As medidas de “mão dura” contra o crime na região são parte do que críticos costumam definir como populismo punitivo, e apontam falta de eficácia das ações e piora da superlotação carcerária que já existe em muitos países da região. A violações de direitos em prisões lotadas, por sua vez, é considerada um fator que dificulta a ressocialização dos presos e favorece o avanço do crime organizado nesses estabelecimentos.

Fontevila lembra que a força de grupos de crime organizado presentes nas prisões acaba com frequência se voltando contra a população em geral. O professor cita o caso do México, onde 90% das cerca de 10 milhões de chamadas telefônicas envolvendo tentativas de extorsão por ano vêm de dentro das prisões.

No caso de El Salvador, após as medidas de Bukele, o país alcançou a marca de 605 presos por 100 mil habitantes, segundo a ONG Washington Office for Latin American Affairs (WOLA), tornando-se a nação com maior taxa de encarceramento do mundo. No Brasil, que detém a terceira maior população prisional do mundo, o número de detentos chegou a 832.295 pessoas no fim de 2022. O número representa um aumento de 257% desde 2000, e 230 mil presos a mais que o sistema comporta.

Em 2019, um estudo do Instituto Igarapé apontou que a maior do crescimento da população prisional na América Latina havia ocorrido na década anterior, quando avançou 60,5% enquanto a população em geral teve alta de 19,8%. Na época, a pesquisa concluiu que o número de presos na região tendia à estagnação.
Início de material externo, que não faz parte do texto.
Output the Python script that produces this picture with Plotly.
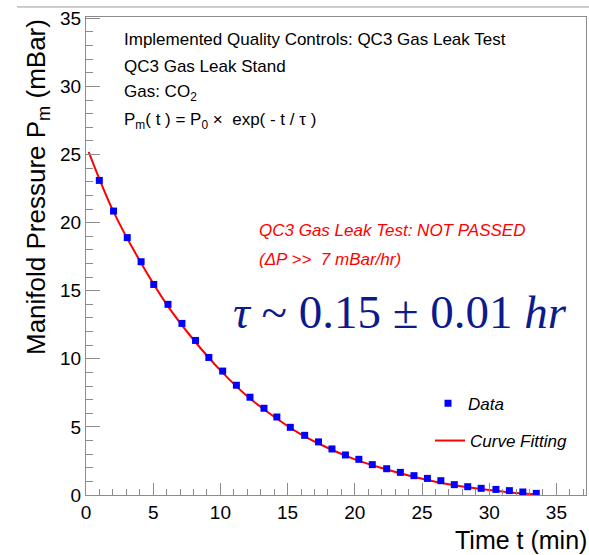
import plotly.graph_objects as go

# Donnees (temps en min, pression en mBar)
temps = [0.99, 2.05, 3.07, 4.10, 5.04, 6.10, 7.14, 8.15, 9.14, 10.17, 11.19,
         12.20, 13.24, 14.20, 15.20, 16.27, 17.30, 18.30, 19.30, 20.30, 21.30,
         22.37, 23.39, 24.40, 25.40, 26.40, 27.40, 28.40, 29.40, 30.50, 31.50,
         32.50, 33.50]
pression = [23.1, 20.85, 18.9, 17.13, 15.46, 14.0, 12.6, 11.35, 10.1, 9.1, 8.06,
            7.18, 6.37, 5.73, 4.97, 4.38, 3.9, 3.38, 2.94, 2.62, 2.23,
            1.93, 1.66, 1.42, 1.22, 1.05, 0.76, 0.61, 0.49, 0.41, 0.32,
            0.22, 0.12]

# Courbe d'ajustement
fit_t = [0.2, 2, 4, 6, 8, 10, 12, 14, 16, 18, 20, 22, 24, 26, 28, 30, 32, 33.7]
fit_p = [25.2, 20.9, 17.2, 14.0, 11.4, 9.15, 7.25, 5.75, 4.45, 3.45, 2.62,
         1.98, 1.43, 0.98, 0.62, 0.36, 0.15, 0.04]

police = "Liberation Sans"
gris = "#8c8c8c"

fig = go.Figure()

fig.add_trace(go.Scatter(x=fit_t, y=fit_p, mode='lines', name='Curve Fitting',
                         line=dict(color='red', width=2, shape='spline'),
                         legend='legend2', showlegend=True, hoverinfo='skip'))
fig.add_trace(go.Scatter(x=temps, y=pression, mode='markers', name='Data',
                         marker=dict(symbol='square', size=7, color='#0000ff'),
                         legend='legend', showlegend=True))

# Textes
lignes = ["Implemented Quality Controls: QC3 Gas Leak Test",
          "QC3 Gas Leak Stand",
          "Gas: CO<sub>2</sub>",
          "P<sub>m</sub>( t ) = P<sub>0</sub> \u00d7  exp( - t / \u03c4 )"]
pos_y = [0.952, 0.896, 0.841, 0.782]
for txt, yy in zip(lignes, pos_y):
    fig.add_annotation(text=txt, xref='paper', yref='paper', x=0.072, y=yy,
                       xanchor='left', yanchor='middle', showarrow=False,
                       font=dict(family=police, size=17, color='black'))

rouges = ["QC3 Gas Leak Test: NOT PASSED", "(\u0394P >>  7 mBar/hr)"]
for txt, yy in zip(rouges, [0.553, 0.493]):
    fig.add_annotation(text=txt, xref='paper', yref='paper', x=0.342, y=yy,
                       xanchor='left', yanchor='middle', showarrow=False,
                       font=dict(family=police, size=17, color='red', style='italic'))

fig.add_annotation(text="<i>\u03c4</i> ~ 0.15 \u00b1 0.01 <i>hr</i>",
                   xref='paper', yref='paper', x=0.29, y=0.383,
                   xanchor='left', yanchor='middle', showarrow=False,
                   font=dict(family="Liberation Serif", size=47, color='#0d1a8c'))

# Titres des axes (alignes a droite comme ROOT)
fig.add_annotation(text="Manifold Pressure P<sub>m</sub> (mBar)", textangle=-90,
                   xref='paper', yref='paper', x=-0.098, y=1.0,
                   xanchor='center', yanchor='top', showarrow=False,
                   font=dict(family=police, size=26, color='black'))
fig.add_annotation(text="Time t (min)", xref='paper', yref='paper', x=1.006, y=-0.094,
                   xanchor='right', yanchor='middle', showarrow=False,
                   font=dict(family=police, size=25, color='black'))

# ligne grise du canevas en haut
fig.add_shape(type='line', xref='paper', yref='paper', x0=-0.138, x1=1.01,
              y0=1.021, y1=1.021, line=dict(color='#999999', width=1))

fig.update_xaxes(range=[0, 37.2], showgrid=False, zeroline=False,
                 showline=True, linecolor=gris, linewidth=1, mirror=True,
                 ticks='inside', ticklen=12, tickcolor=gris, dtick=5,
                 minor=dict(ticks='inside', ticklen=6, dtick=1, tickcolor=gris),
                 tickfont=dict(family=police, size=19, color='black'))
fig.update_yaxes(range=[0, 35.1], showgrid=False, zeroline=False,
                 showline=True, linecolor=gris, linewidth=1, mirror=True,
                 ticks='inside', ticklen=14, tickcolor=gris, dtick=5,
                 minor=dict(ticks='inside', ticklen=7, dtick=1, tickcolor=gris),
                 tickfont=dict(family=police, size=19, color='black'))

fig.update_layout(
    width=589, height=555, showlegend=True,
    margin=dict(l=86, r=3, t=17, b=60),
    plot_bgcolor='white', paper_bgcolor='white',
    legend=dict(x=0.684, y=0.191, xanchor='left', yanchor='middle',
                bgcolor='rgba(0,0,0,0)', visible=True,
                font=dict(family=police, size=17, color='black', style='italic')),
    legend2=dict(x=0.688, y=0.113, xanchor='left', yanchor='middle',
                 bgcolor='rgba(0,0,0,0)', visible=True,
                 font=dict(family=police, size=17, color='black', style='italic')),
)

fig.write_html("out.html", config={'displayModeBar': False},
               post_script="document.body.style.margin='0';")
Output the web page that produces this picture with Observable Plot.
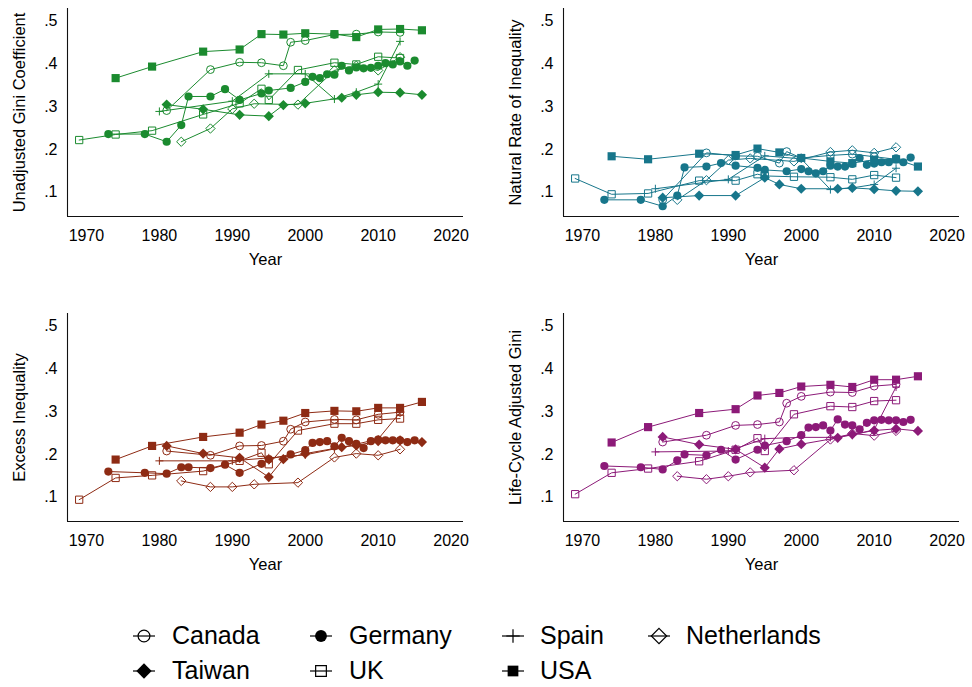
<!DOCTYPE html>
<html>
<head>
<meta charset="utf-8">
<script src="https://cdn.jsdelivr.net/npm/d3@7"></script>
<script src="https://cdn.jsdelivr.net/npm/@observablehq/plot@0.6"></script>
<style>
  body { margin: 0; background: #fff; }
  #root { position: relative; width: 972px; height: 687px; overflow: hidden;
          font-family: "Liberation Sans", Arial, Helvetica, sans-serif; color: #000; }
  .panel { position: absolute; }
  .legend-sym { position: absolute; }
  .legend-txt { position: absolute; font-size: 25px; line-height: 25px; white-space: nowrap; }
</style>
</head>
<body>
<div id="root"></div>
<script>
// ---------------- Data ----------------
const countries = ["Canada", "Germany", "Spain", "Netherlands", "Taiwan", "UK", "USA"];

const yearsCanada = [1981, 1987, 1991, 1994, 1997, 1998, 2000, 2004, 2007, 2010, 2013];
const giniCanada = [0.291, 0.387, 0.404, 0.403, 0.396, 0.451, 0.455, 0.469, 0.470, 0.475, 0.474];
const naturalCanada = [0.082, 0.192, 0.185, 0.184, 0.168, 0.195, 0.180, 0.186, 0.189, 0.183, 0.177];
const excessCanada = [0.208, 0.198, 0.220, 0.221, 0.231, 0.259, 0.276, 0.282, 0.281, 0.294, 0.299];
const lifecycleCanada = [0.229, 0.245, 0.268, 0.270, 0.276, 0.320, 0.336, 0.346, 0.345, 0.360, 0.364];

const yearsGermany = [1973, 1978, 1981, 1983, 1984, 1987, 1989, 1991, 1994, 1995, 1998, 2000, 2001, 2002, 2003,
  2004, 2005, 2006, 2007, 2008, 2009, 2010, 2011, 2012, 2013, 2014, 2015];
const giniGermany = [0.236, 0.236, 0.218, 0.257, 0.324, 0.324, 0.341, 0.316, 0.331, 0.338, 0.344, 0.358, 0.370, 0.367, 0.376,
  0.375, 0.396, 0.385, 0.392, 0.390, 0.391, 0.396, 0.402, 0.399, 0.406, 0.396, 0.408];
const naturalGermany = [0.082, 0.082, 0.067, 0.092, 0.158, 0.160, 0.168, 0.162, 0.157, 0.152, 0.149, 0.154, 0.149, 0.144, 0.149,
  0.162, 0.160, 0.160, 0.166, 0.180, 0.164, 0.167, 0.170, 0.170, 0.179, 0.170, 0.181];
const excessGermany = [0.160, 0.157, 0.155, 0.170, 0.170, 0.168, 0.176, 0.157, 0.178, 0.189, 0.200, 0.210, 0.227, 0.229, 0.231,
  0.219, 0.239, 0.231, 0.225, 0.215, 0.231, 0.235, 0.233, 0.233, 0.233, 0.229, 0.233];
const lifecycleGermany = [0.173, 0.170, 0.165, 0.186, 0.200, 0.198, 0.211, 0.188, 0.211, 0.221, 0.231, 0.245, 0.263, 0.264, 0.268,
  0.256, 0.282, 0.270, 0.268, 0.259, 0.274, 0.280, 0.281, 0.280, 0.280, 0.276, 0.281];

const yearsSpain = [1980, 1990, 1995, 2000, 2004, 2007, 2010, 2013];
const giniSpain = [0.289, 0.313, 0.377, 0.377, 0.318, 0.334, 0.353, 0.453];
const naturalSpain = [0.108, 0.130, 0.185, 0.178, 0.106, 0.110, 0.118, 0.156];
const excessSpain = [0.185, 0.185, 0.192, 0.199, 0.213, 0.224, 0.236, 0.298];
const lifecycleSpain = [0.206, 0.208, 0.237, 0.240, 0.240, 0.245, 0.258, 0.358];

const yearsNetherlands = [1983, 1987, 1990, 1993, 1999, 2004, 2007, 2010, 2013];
const giniNetherlands = [0.218, 0.249, 0.295, 0.307, 0.305, 0.385, 0.396, 0.385, 0.416];
const naturalNetherlands = [0.082, 0.128, 0.175, 0.179, 0.172, 0.194, 0.198, 0.192, 0.205];
const excessNetherlands = [0.138, 0.124, 0.124, 0.130, 0.134, 0.193, 0.202, 0.198, 0.212];
const lifecycleNetherlands = [0.149, 0.142, 0.149, 0.158, 0.163, 0.235, 0.249, 0.244, 0.255];

const yearsTaiwan = [1981, 1986, 1991, 1995, 1997, 2000, 2005, 2007, 2010, 2013, 2016];
const giniTaiwan = [0.305, 0.294, 0.281, 0.278, 0.304, 0.308, 0.321, 0.328, 0.334, 0.333, 0.328];
const naturalTaiwan = [0.087, 0.092, 0.092, 0.134, 0.118, 0.108, 0.108, 0.110, 0.107, 0.103, 0.102];
const excessTaiwan = [0.220, 0.202, 0.192, 0.147, 0.189, 0.202, 0.217, 0.221, 0.231, 0.233, 0.229];
const lifecycleTaiwan = [0.241, 0.223, 0.212, 0.169, 0.213, 0.224, 0.239, 0.247, 0.256, 0.260, 0.255];

const yearsUK = [1969, 1974, 1979, 1986, 1991, 1994, 1995, 1999, 2004, 2007, 2010, 2013];
const giniUK = [0.222, 0.235, 0.244, 0.282, 0.308, 0.342, 0.316, 0.386, 0.403, 0.399, 0.417, 0.414];
const naturalUK = [0.132, 0.095, 0.097, 0.127, 0.127, 0.142, 0.138, 0.136, 0.135, 0.130, 0.140, 0.134];
const excessUK = [0.094, 0.145, 0.151, 0.161, 0.185, 0.204, 0.177, 0.256, 0.272, 0.272, 0.281, 0.284];
const lifecycleUK = [0.107, 0.157, 0.167, 0.184, 0.211, 0.238, 0.208, 0.294, 0.313, 0.311, 0.325, 0.327];

const yearsUSA = [1974, 1979, 1986, 1991, 1994, 1997, 2000, 2004, 2007, 2010, 2013, 2016];
const giniUSA = [0.367, 0.394, 0.429, 0.434, 0.470, 0.469, 0.472, 0.470, 0.463, 0.481, 0.482, 0.479];
const naturalUSA = [0.184, 0.177, 0.190, 0.187, 0.202, 0.193, 0.180, 0.172, 0.168, 0.176, 0.177, 0.160];
const excessUSA = [0.188, 0.220, 0.241, 0.251, 0.270, 0.279, 0.297, 0.302, 0.301, 0.309, 0.309, 0.323];
const lifecycleUSA = [0.228, 0.264, 0.297, 0.306, 0.338, 0.344, 0.359, 0.363, 0.358, 0.375, 0.375, 0.383];

const xTicks = [1970, 1980, 1990, 2000, 2010, 2020];
const yTicks = [0.1, 0.2, 0.3, 0.4, 0.5];
const panelTitles = ["Unadjusted Gini Coefficient", "Natural Rate of Inequality", "Excess Inequality", "Life-Cycle Adjusted Gini"];
const xTitle = "Year";

// ---------------- Build tables ----------------
const series = {
  Canada: {years: yearsCanada, gini: giniCanada, natural: naturalCanada, excess: excessCanada, lifecycle: lifecycleCanada},
  Germany: {years: yearsGermany, gini: giniGermany, natural: naturalGermany, excess: excessGermany, lifecycle: lifecycleGermany},
  Spain: {years: yearsSpain, gini: giniSpain, natural: naturalSpain, excess: excessSpain, lifecycle: lifecycleSpain},
  Netherlands: {years: yearsNetherlands, gini: giniNetherlands, natural: naturalNetherlands, excess: excessNetherlands, lifecycle: lifecycleNetherlands},
  Taiwan: {years: yearsTaiwan, gini: giniTaiwan, natural: naturalTaiwan, excess: excessTaiwan, lifecycle: lifecycleTaiwan},
  UK: {years: yearsUK, gini: giniUK, natural: naturalUK, excess: excessUK, lifecycle: lifecycleUK},
  USA: {years: yearsUSA, gini: giniUSA, natural: naturalUSA, excess: excessUSA, lifecycle: lifecycleUSA}
};

function rows(country, key) {
  const s = series[country];
  return s.years.map((year, i) => ({country, year, value: s[key][i]}));
}

// marker styles
const markers = {
  Canada:      {symbol: "circle",   filled: false, r: 3.9, legendSize: 110},
  Germany:     {symbol: "circle",   filled: true,  r: 4.1, legendSize: 110},
  Spain:       {symbol: "plus",     filled: false, r: 2.7, legendSize: 60},
  Netherlands: {symbol: "diamond2", filled: false, r: 4.2, legendSize: 150},
  Taiwan:      {symbol: "diamond2", filled: true,  r: 4.6, legendSize: 150},
  UK:          {symbol: "square",   filled: false, r: 4.1, legendSize: 115},
  USA:         {symbol: "square",   filled: true,  r: 4.6, legendSize: 115}
};

const xDomain = [1967.4, 2021.7];
const yDomain = [0.043, 0.53];

const panels = [
  {key: "gini",      title: panelTitles[0], color: "#1b8b2f", left: 0,   top: 0,   width: 486},
  {key: "natural",   title: panelTitles[1], color: "#17768b", left: 496, top: 0,   width: 476},
  {key: "excess",    title: panelTitles[2], color: "#8e2b14", left: 0,   top: 305, width: 486},
  {key: "lifecycle", title: panelTitles[3], color: "#8c1a78", left: 496, top: 305, width: 476}
];

const root = document.getElementById("root");

for (const p of panels) {
  const marks = [
    Plot.ruleX([xDomain[0]], {stroke: "#111", strokeWidth: 1.1}),
    Plot.ruleY([yDomain[0]], {stroke: "#111", strokeWidth: 1.1}),
    Plot.axisX({ticks: xTicks, tickSize: 0, tickPadding: 13, tickFormat: d3.format("d"), label: null}),
    Plot.axisY({ticks: yTicks, tickSize: 0, tickPadding: 10, tickFormat: d => d.toFixed(1).replace(/^0/, ""), label: null})
  ];
  for (const c of countries) {
    const data = rows(c, p.key);
    const m = markers[c];
    marks.push(Plot.line(data, {x: "year", y: "value", stroke: p.color, strokeWidth: 1}));
    marks.push(Plot.dot(data, {
      x: "year", y: "value", symbol: m.symbol, r: m.r,
      fill: m.filled ? p.color : "none",
      stroke: m.filled ? "none" : p.color,
      strokeWidth: 1
    }));
  }
  marks.push(Plot.text([p.title], {frameAnchor: "left", textAnchor: "middle", lineAnchor: "middle",
    rotate: -90, dx: -48, fontSize: 16.5, fill: "#000"}));
  marks.push(Plot.text([xTitle], {frameAnchor: "bottom", textAnchor: "middle", lineAnchor: "middle",
    dy: 43, fontSize: 16.5, fill: "#000"}));

  const svg = Plot.plot({
    width: p.width,
    height: 290,
    marginLeft: 67,
    marginRight: p.width - 463,
    marginTop: 8,
    marginBottom: 74,
    x: {domain: xDomain},
    y: {domain: yDomain},
    style: {fontFamily: '"Liberation Sans", Arial, Helvetica, sans-serif', fontSize: "16px", color: "#000", background: "transparent", overflow: "visible"},
    marks
  });
  const div = document.createElement("div");
  div.className = "panel";
  div.style.left = p.left + "px";
  div.style.top = p.top + "px";
  div.appendChild(svg);
  root.appendChild(div);
}

// ---------------- Legend ----------------
const legendLayout = [
  {c: "Canada", col: 0, row: 0}, {c: "Germany", col: 1, row: 0}, {c: "Spain", col: 2, row: 0}, {c: "Netherlands", col: 3, row: 0},
  {c: "Taiwan", col: 0, row: 1}, {c: "UK", col: 1, row: 1}, {c: "USA", col: 2, row: 1}
];
const colSym = [144, 321, 513, 659];
const colTxt = [172, 349, 540, 686];
const rowY = [636, 671];
const d3Sym = {circle: d3.symbolCircle, plus: d3.symbolPlus, diamond2: d3.symbolDiamond2, square: d3.symbolSquare};

for (const item of legendLayout) {
  const m = markers[item.c];
  const ns = "http://www.w3.org/2000/svg";
  const svg = document.createElementNS(ns, "svg");
  svg.setAttribute("width", 40);
  svg.setAttribute("height", 30);
  svg.setAttribute("class", "legend-sym");
  svg.style.left = (colSym[item.col] - 20) + "px";
  svg.style.top = (rowY[item.row] - 15) + "px";
  const line = document.createElementNS(ns, "line");
  line.setAttribute("x1", 9); line.setAttribute("x2", 31);
  line.setAttribute("y1", 15); line.setAttribute("y2", 15);
  line.setAttribute("stroke", "#000"); line.setAttribute("stroke-width", 1.2);
  svg.appendChild(line);
  const path = document.createElementNS(ns, "path");
  path.setAttribute("d", d3.symbol(d3Sym[m.symbol], m.legendSize)());
  path.setAttribute("transform", "translate(20,15)");
  path.setAttribute("fill", m.filled ? "#000" : "none");
  path.setAttribute("stroke", m.filled ? "none" : "#000");
  path.setAttribute("stroke-width", 1.2);
  svg.appendChild(path);
  root.appendChild(svg);

  const t = document.createElement("div");
  t.className = "legend-txt";
  t.textContent = item.c;
  t.style.left = colTxt[item.col] + "px";
  t.style.top = (rowY[item.row] - 13) + "px";
  root.appendChild(t);
}
</script>
</body>
</html>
Fontevila, um dos autores desse estudo, afirma que houve mudanças de lá para cá nesse prognóstico. “Nos últimos anos, as populações carcerárias voltaram a subir em uma série de países, como no caso do Equador”, diz.

Para o professor, o cenário de reforço do crime organizado a partir das cadeias, por trás da recente disparada na violência equatoriana, pode se repetir em outros países, inclusive no Brasil, onde projeções apontam que a marca de um milhão de presos deverá ser rompida em breve.